● DATASET CONTENT:

• • •

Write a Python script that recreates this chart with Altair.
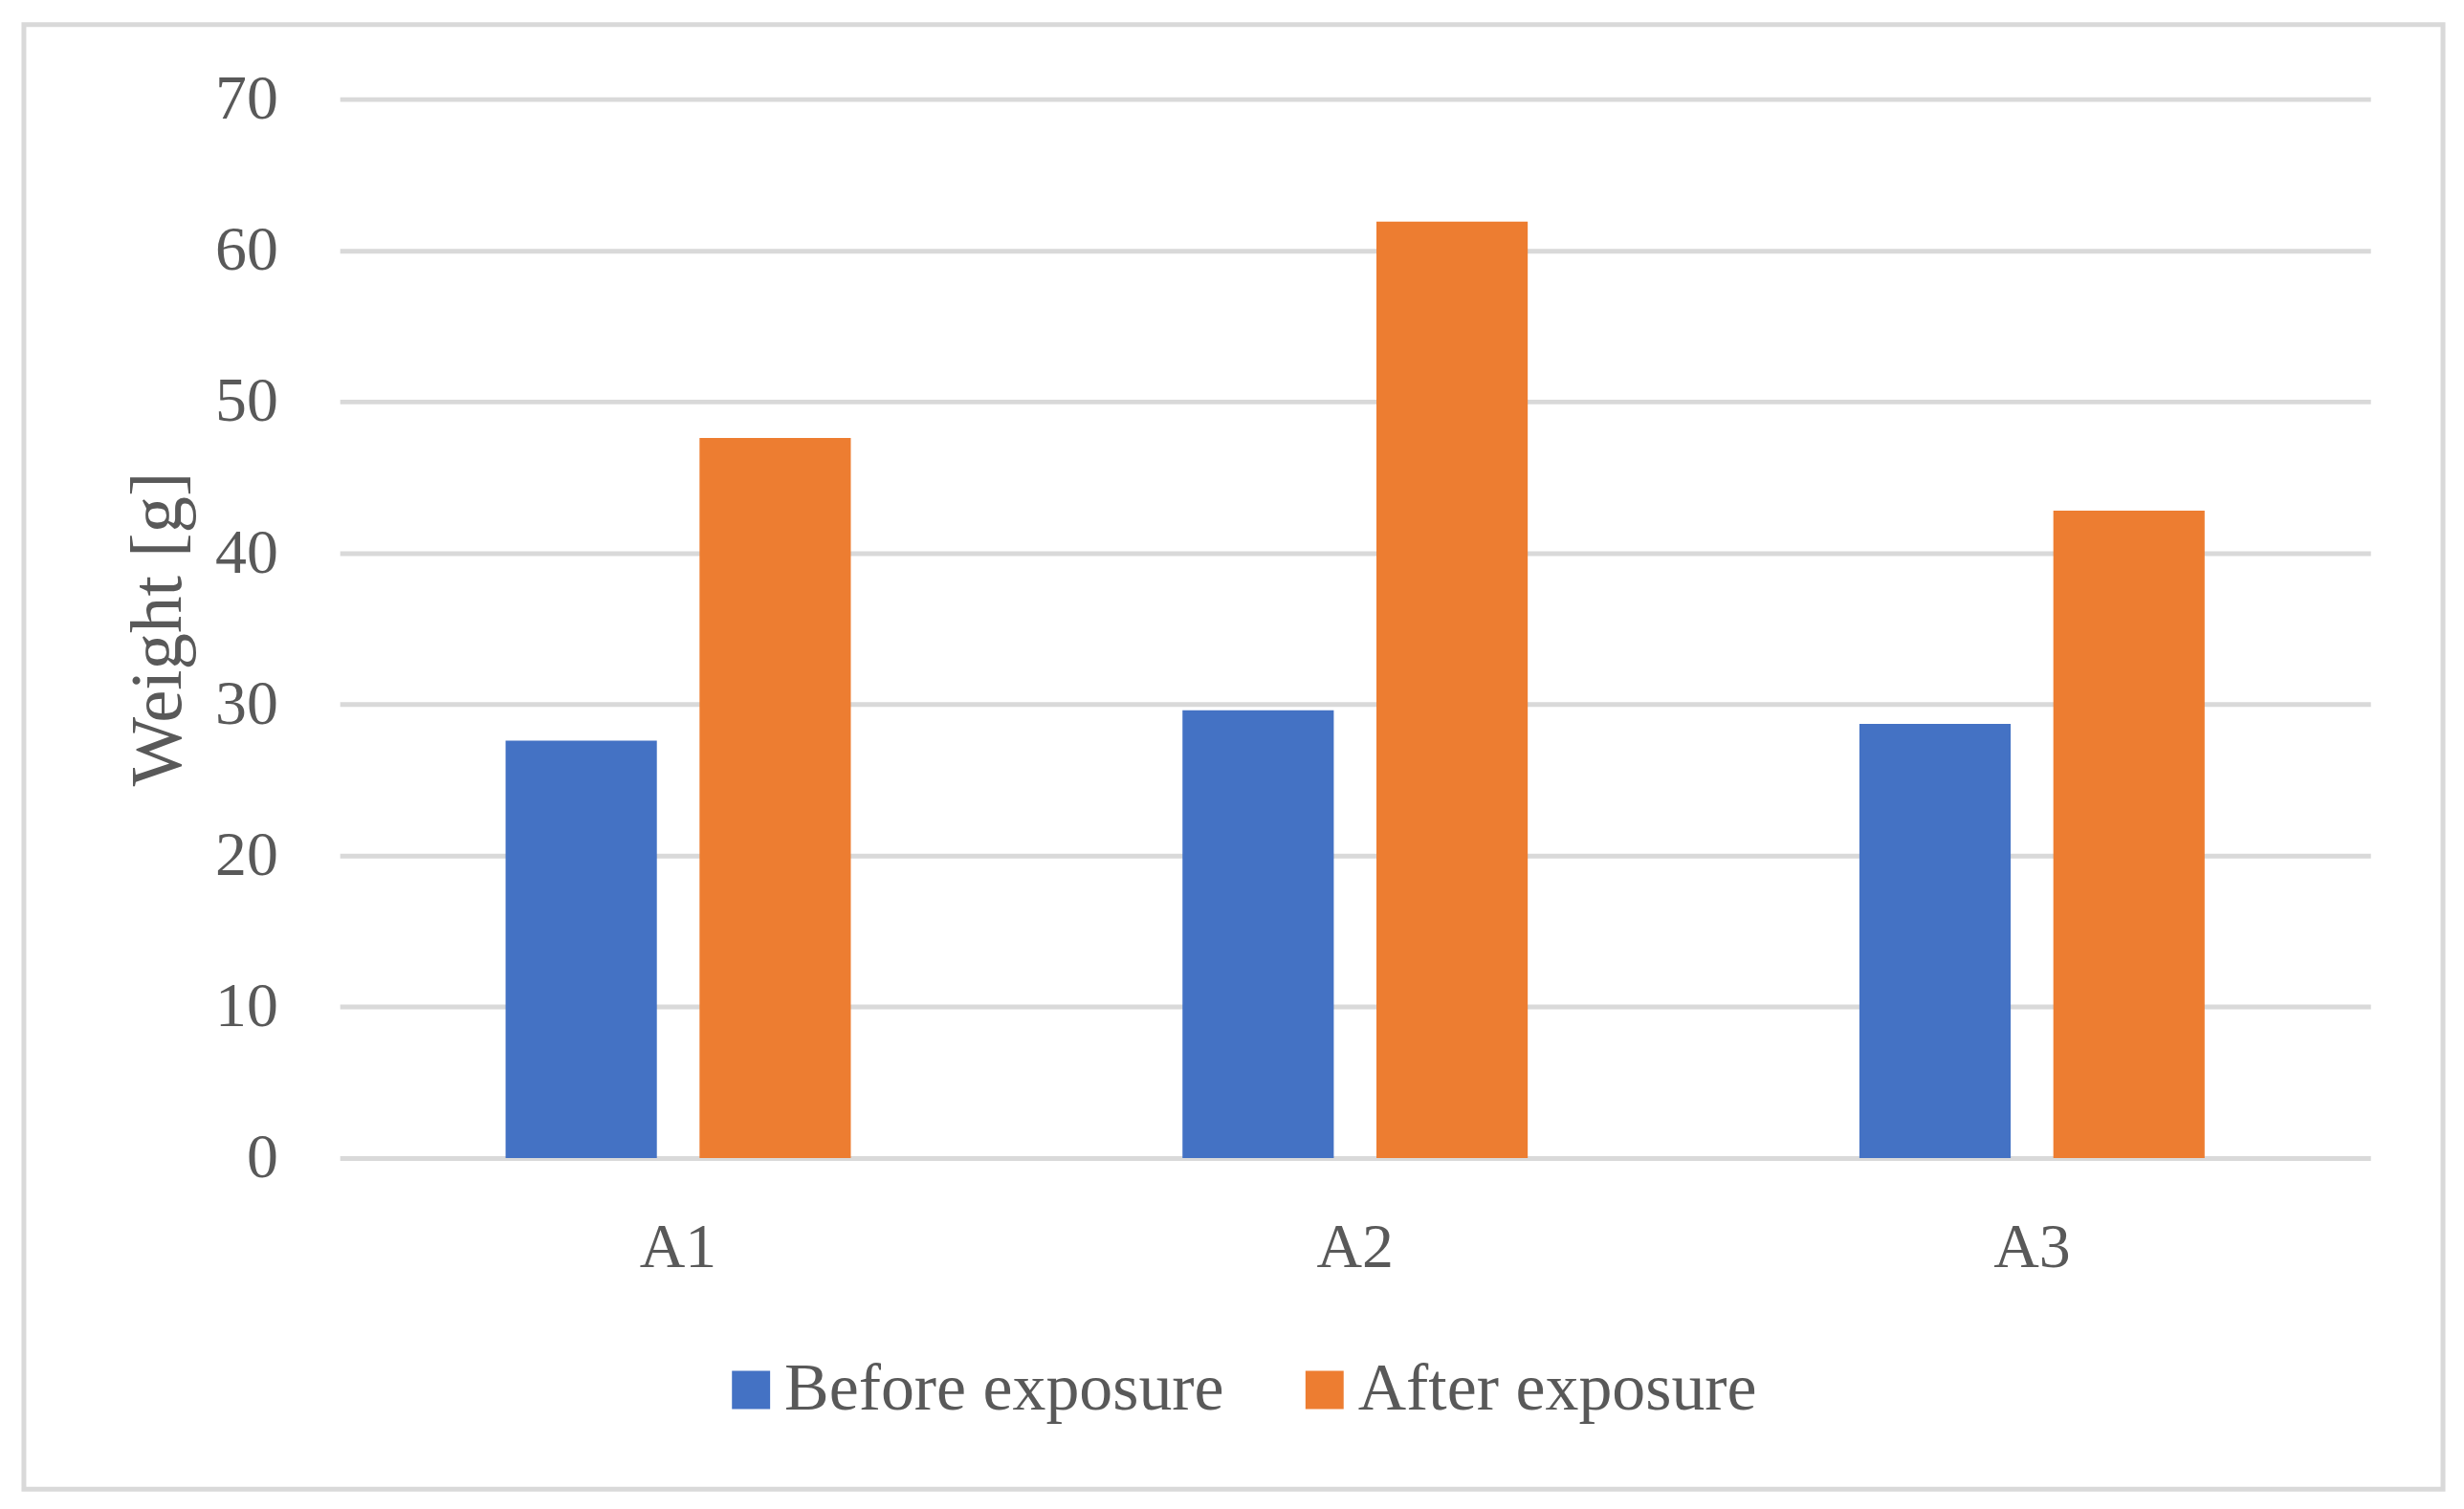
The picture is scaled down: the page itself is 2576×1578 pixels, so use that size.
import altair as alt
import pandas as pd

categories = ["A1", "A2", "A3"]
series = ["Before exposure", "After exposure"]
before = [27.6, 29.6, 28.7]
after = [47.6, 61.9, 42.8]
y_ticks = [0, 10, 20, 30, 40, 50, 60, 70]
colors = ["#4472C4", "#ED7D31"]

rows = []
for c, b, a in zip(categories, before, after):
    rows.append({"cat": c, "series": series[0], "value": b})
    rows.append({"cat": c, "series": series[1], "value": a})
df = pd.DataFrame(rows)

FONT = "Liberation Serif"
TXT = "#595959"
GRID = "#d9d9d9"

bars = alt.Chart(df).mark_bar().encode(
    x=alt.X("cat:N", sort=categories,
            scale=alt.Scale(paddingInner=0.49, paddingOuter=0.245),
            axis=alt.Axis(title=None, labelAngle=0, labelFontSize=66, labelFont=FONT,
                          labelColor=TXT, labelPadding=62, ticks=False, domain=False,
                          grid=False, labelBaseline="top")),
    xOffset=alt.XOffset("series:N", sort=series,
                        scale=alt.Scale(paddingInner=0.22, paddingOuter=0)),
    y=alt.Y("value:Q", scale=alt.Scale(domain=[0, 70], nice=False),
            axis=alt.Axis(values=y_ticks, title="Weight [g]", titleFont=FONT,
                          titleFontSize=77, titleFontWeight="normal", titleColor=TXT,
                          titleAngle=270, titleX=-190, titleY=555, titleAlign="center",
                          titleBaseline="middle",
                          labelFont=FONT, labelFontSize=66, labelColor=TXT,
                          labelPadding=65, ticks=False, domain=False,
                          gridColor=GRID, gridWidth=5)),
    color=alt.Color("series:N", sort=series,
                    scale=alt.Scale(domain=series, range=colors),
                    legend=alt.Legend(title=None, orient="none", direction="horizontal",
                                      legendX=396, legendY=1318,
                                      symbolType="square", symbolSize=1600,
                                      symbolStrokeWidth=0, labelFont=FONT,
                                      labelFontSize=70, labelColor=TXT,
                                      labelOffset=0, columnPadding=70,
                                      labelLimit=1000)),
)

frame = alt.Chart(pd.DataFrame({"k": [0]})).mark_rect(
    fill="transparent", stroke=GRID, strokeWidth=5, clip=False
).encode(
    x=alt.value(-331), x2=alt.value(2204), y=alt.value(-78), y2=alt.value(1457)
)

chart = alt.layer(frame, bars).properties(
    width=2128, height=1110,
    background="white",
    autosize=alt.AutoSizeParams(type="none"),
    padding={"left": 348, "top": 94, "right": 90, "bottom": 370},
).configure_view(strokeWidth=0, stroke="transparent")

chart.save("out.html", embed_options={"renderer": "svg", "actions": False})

• • •

Exactly how many lines contain "that"? State the number and nothing else.

2